In Beijing, like in other major cities in China, it was a good time for adult
expatriates or visitors to let their hair down and be like kids.
It was not just foreigners, though, in the celebrating mood. More than half
the revellers in the capital's bar areas Sanlitun, Dashanzi and Wudaokou were
Chinese, who have in recent years taken to events like Valentine's Day and
Halloween in right earnest.
"Halloween may be children's time in the West, but here it is party time for
young adults, like at Christmas," said 27-year-old Zhang Yijing, who was dressed
in a Spiderman's costume.
"It is the sheer business of happiness. Nothing to do with culture.
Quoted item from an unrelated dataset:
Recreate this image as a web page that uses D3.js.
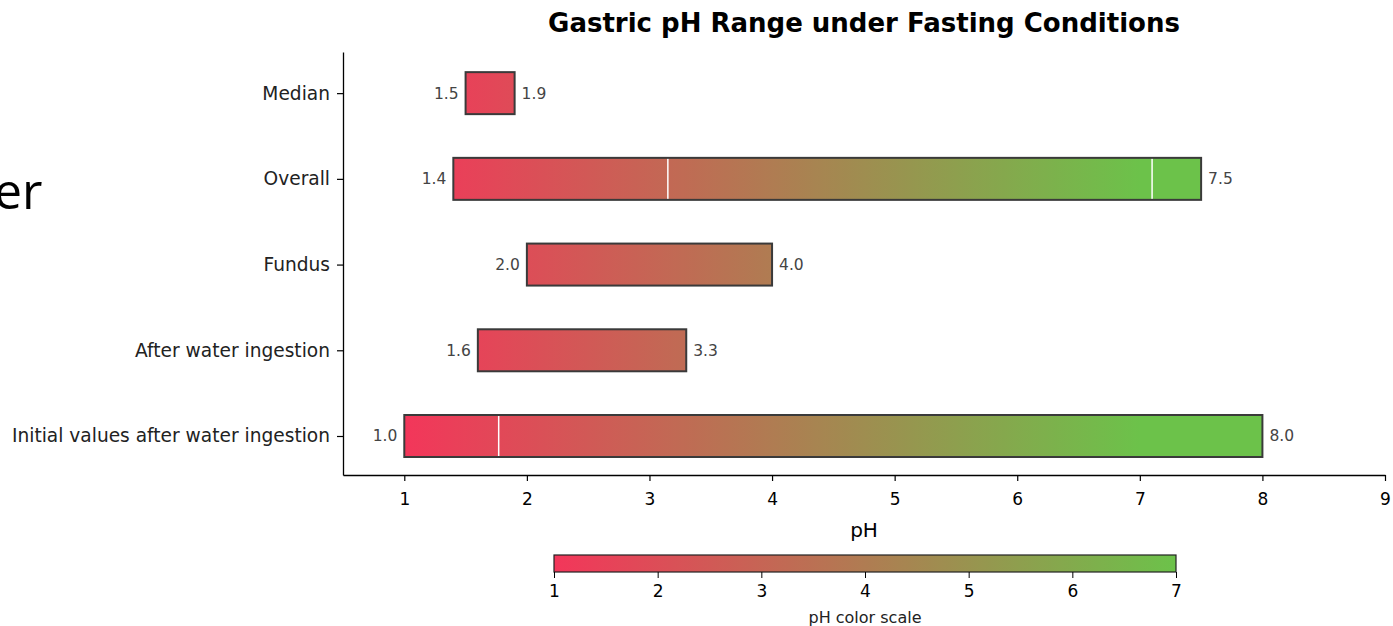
<!DOCTYPE html>
<html>
<head>
<meta charset="utf-8">
<script src="https://cdn.jsdelivr.net/npm/d3@7"></script>
<style>
  body { margin: 0; background: #fff; }
  svg { display: block; font-family: "DejaVu Sans", sans-serif; }
</style>
</head>
<body>
<svg id="chart" width="1393" height="626"></svg>
<script>
// ---- data ----
const categories = ["Initial values after water ingestion", "After water ingestion", "Fundus", "Overall", "Median"];
const lowValues  = [1.0, 1.6, 2.0, 1.4, 1.5];
const highValues = [8.0, 3.3, 4.0, 7.5, 1.9];
// white separator lines inside bars (category, pH)
const separatorCats = ["Initial values after water ingestion", "Overall", "Overall"];
const separatorPH   = [1.77, 3.15, 7.1];
const xTicks = [1, 2, 3, 4, 5, 6, 7, 8, 9];
const cbTicks = [1, 2, 3, 4, 5, 6, 7];
const colorStops = ["#f3365a", "#6cc24a"];

const svg = d3.select("#chart");
const FONT = "'DejaVu Sans', sans-serif";

// clipped side text
svg.append("text").attr("x", -6).attr("y", 209)
  .attr("font-family", "'Open Sans', 'Noto Sans', sans-serif")
  .attr("font-size", 50).attr("fill", "#000").text("er");

const x = d3.scaleLinear().domain([0.5, 9]).range([343, 1385]);
const y = d3.scaleLinear().domain([-0.455, 4.48]).range([475, 52]);
const barH = y(0) - y(0.49);

const colorDomain = [1, 7];
const defs = svg.append("defs");
const grad = defs.append("linearGradient").attr("id", "phGrad")
  .attr("gradientUnits", "userSpaceOnUse")
  .attr("x1", x(colorDomain[0])).attr("x2", x(colorDomain[1]))
  .attr("y1", 0).attr("y2", 0).attr("spreadMethod", "pad");
grad.selectAll("stop").data(colorStops).join("stop")
  .attr("offset", (d, i) => i / (colorStops.length - 1))
  .attr("stop-color", d => d);

// title
svg.append("text").attr("x", 864).attr("y", 32).attr("text-anchor", "middle")
  .attr("font-family", FONT).attr("font-weight", "bold").attr("font-size", 26).attr("fill", "#000")
  .text("Gastric pH Range under Fasting Conditions");

// bars
const rows = categories.map((c, i) => ({ cat: c, i, lo: lowValues[i], hi: highValues[i] }));
const g = svg.append("g");
g.selectAll("rect.bar").data(rows).join("rect").attr("class", "bar")
  .attr("x", d => x(d.lo)).attr("width", d => x(d.hi) - x(d.lo))
  .attr("y", d => y(d.i) - barH / 2).attr("height", barH)
  .attr("fill", "url(#phGrad)");

// separators
const seps = separatorCats.map((c, k) => ({ i: categories.indexOf(c), v: separatorPH[k] }));
g.selectAll("line.sep").data(seps).join("line").attr("class", "sep")
  .attr("x1", d => x(d.v)).attr("x2", d => x(d.v))
  .attr("y1", d => y(d.i) - barH / 2).attr("y2", d => y(d.i) + barH / 2)
  .attr("stroke", "#fff").attr("stroke-width", 1.5);

g.selectAll("rect.border").data(rows).join("rect").attr("class", "border")
  .attr("x", d => x(d.lo)).attr("width", d => x(d.hi) - x(d.lo))
  .attr("y", d => y(d.i) - barH / 2).attr("height", barH)
  .attr("fill", "none").attr("stroke", "#3a3a3a").attr("stroke-width", 2);

// value labels
g.selectAll("text.lo").data(rows).join("text").attr("class", "lo")
  .attr("x", d => x(d.lo) - 7).attr("y", d => y(d.i)).attr("dy", "0.35em")
  .attr("text-anchor", "end").attr("font-family", FONT).attr("font-size", 15.5).attr("fill", "#444")
  .text(d => d.lo.toFixed(1));
g.selectAll("text.hi").data(rows).join("text").attr("class", "hi")
  .attr("x", d => x(d.hi) + 7).attr("y", d => y(d.i)).attr("dy", "0.35em")
  .attr("text-anchor", "start").attr("font-family", FONT).attr("font-size", 15.5).attr("fill", "#444")
  .text(d => d.hi.toFixed(1));

// axes
const xAxis = svg.append("g").attr("transform", `translate(0,475)`)
  .call(d3.axisBottom(x).tickValues(xTicks).tickFormat(d3.format("d")).tickSizeInner(6).tickSizeOuter(0).tickPadding(12));
xAxis.select(".domain").attr("stroke", "#000").attr("stroke-width", 1.3);
xAxis.selectAll(".tick line").attr("stroke-width", 1.2);
xAxis.selectAll("text").attr("font-size", 17).attr("fill", "#000").attr("font-family", FONT);

const yAxis = svg.append("g").attr("transform", `translate(343,0)`)
  .call(d3.axisLeft(y).tickValues(d3.range(categories.length)).tickFormat(i => categories[i]).tickSizeInner(6).tickSizeOuter(0).tickPadding(7));
yAxis.select(".domain").attr("stroke", "#000").attr("stroke-width", 1.3);
yAxis.selectAll(".tick line").attr("stroke-width", 1.2);
yAxis.selectAll("text").attr("font-size", 18.6).attr("fill", "#222").attr("font-family", FONT);

svg.append("text").attr("x", 864).attr("y", 537).attr("text-anchor", "middle")
  .attr("font-family", FONT).attr("font-size", 20).attr("fill", "#000").text("pH");

// colorbar
const cb = d3.scaleLinear().domain(colorDomain).range([554, 1176]);
const cgrad = defs.append("linearGradient").attr("id", "cbGrad")
  .attr("gradientUnits", "userSpaceOnUse")
  .attr("x1", cb(colorDomain[0])).attr("x2", cb(colorDomain[1])).attr("y1", 0).attr("y2", 0);
cgrad.selectAll("stop").data(colorStops).join("stop")
  .attr("offset", (d, i) => i / (colorStops.length - 1))
  .attr("stop-color", d => d);
svg.append("rect").attr("x", cb(1)).attr("y", 555).attr("width", cb(7) - cb(1)).attr("height", 17)
  .attr("fill", "url(#cbGrad)").attr("stroke", "#222").attr("stroke-width", 1.2);
const cbAxis = svg.append("g").attr("transform", "translate(0,572)")
  .call(d3.axisBottom(cb).tickValues(cbTicks).tickFormat(d3.format("d")).tickSizeInner(6).tickSizeOuter(0).tickPadding(7));
cbAxis.select(".domain").remove();
cbAxis.selectAll("text").attr("font-size", 17).attr("fill", "#000").attr("font-family", FONT);
svg.append("text").attr("x", 865).attr("y", 623).attr("text-anchor", "middle")
  .attr("font-family", FONT).attr("font-size", 16).attr("fill", "#222").text("pH color scale");
</script>
</body>
</html>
I have
just given my grandparents gifts for the Chinese traditional Double Ninth
Festival for the elderly," said "Spiderman" Zhang.
And sheer business of happiness it was, too.
More than 200 "phantoms" in scary, sexy and funny costumes were waiting
impatiently on Saturday night to enter Yen Club in the city's art neighbourhood
of Dashanzi.
Inside, the club was packed with about 300 "ghosts" and since they were in no
mood to call it a night, it was a miserable wait in the cold for those outside.
"I am starting to feel cold now," said a Brazilian who called himself Joe and
dressed in a way "to show the hot men in the hot nation."
It was not just the nightspots raking in the money markets like the one in
Hongqiao have in the past fortnight been selling "pumpkins" of all shapes and
colours, plastic swords, superhero costumes, scary masks and vampire teeth, at
prices ranging for 5 yuan (60 US cents) to 100 yuan (US$12).
Throughout the weekend, dance floors were also bouncing at nightspots at
Sanlitun, the city's old bar area, and Wudaokou, the emerging entertainment
centre near the Peking and Tsinghua universities.